The dispute arose due to different views about the breadth of rights conferred by the easement. The plaintiffs sought a declaration that any pruning of foliage on the property was only legal if done precisely within the boundaries of the easement and only if reasonably required for use of the easement as a right of way. The plaintiffs also sought a declaration that the defendants have no right to enter the easement to perform routine maintenance on the driveway or to operate leaf blowers.
By cross-summons, the defendants sought an injunction to restrain the plaintiff from interfering with the defendants’ use and enjoyment of the easement and ordered for the removal of the 17 CCTV cameras and other surveillance devices to monitor their use of the easement.
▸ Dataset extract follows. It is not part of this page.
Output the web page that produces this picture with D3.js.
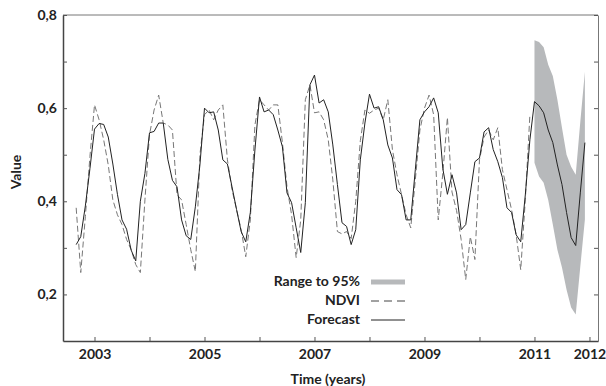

The Court found that the terms of the easement should be construed in the widest possible terms in favour of the defendants, as the broad expression of “for all purposes” in Section 88B of the Conveyancing Act 1919 (NSW) should be interpreted as encompassing all ends sought to be achieved by utilising the easement in accordance with its terms. The Court noted that good pruning practice may inevitably require some incidental breach of the bounds and precision was not practical or expected. It was held that the entitlement to prune and use a leaf blower to keep the easement appealing and well-kept was an incident of the ancillary right to use, maintain and repair the easement. Therefore, the Court refused to grant the declarations and injunctions sought by the plaintiff.
The cross-claim relating to CCTV cameras was upheld and the Court ordered for the removal of some of the CCTV cameras. Although it was reasonable for the plaintiffs to install some CCTV for security purposes, the extent of the CCTV cameras installed was designed to “snoop” and caused distress to the defendants. This was a substantial and unreasonable interference with the defendants’ right to enjoyment. This case demonstrates that excessive monitoring over an easement by using surveillance devices may give rise to an action in nuisance.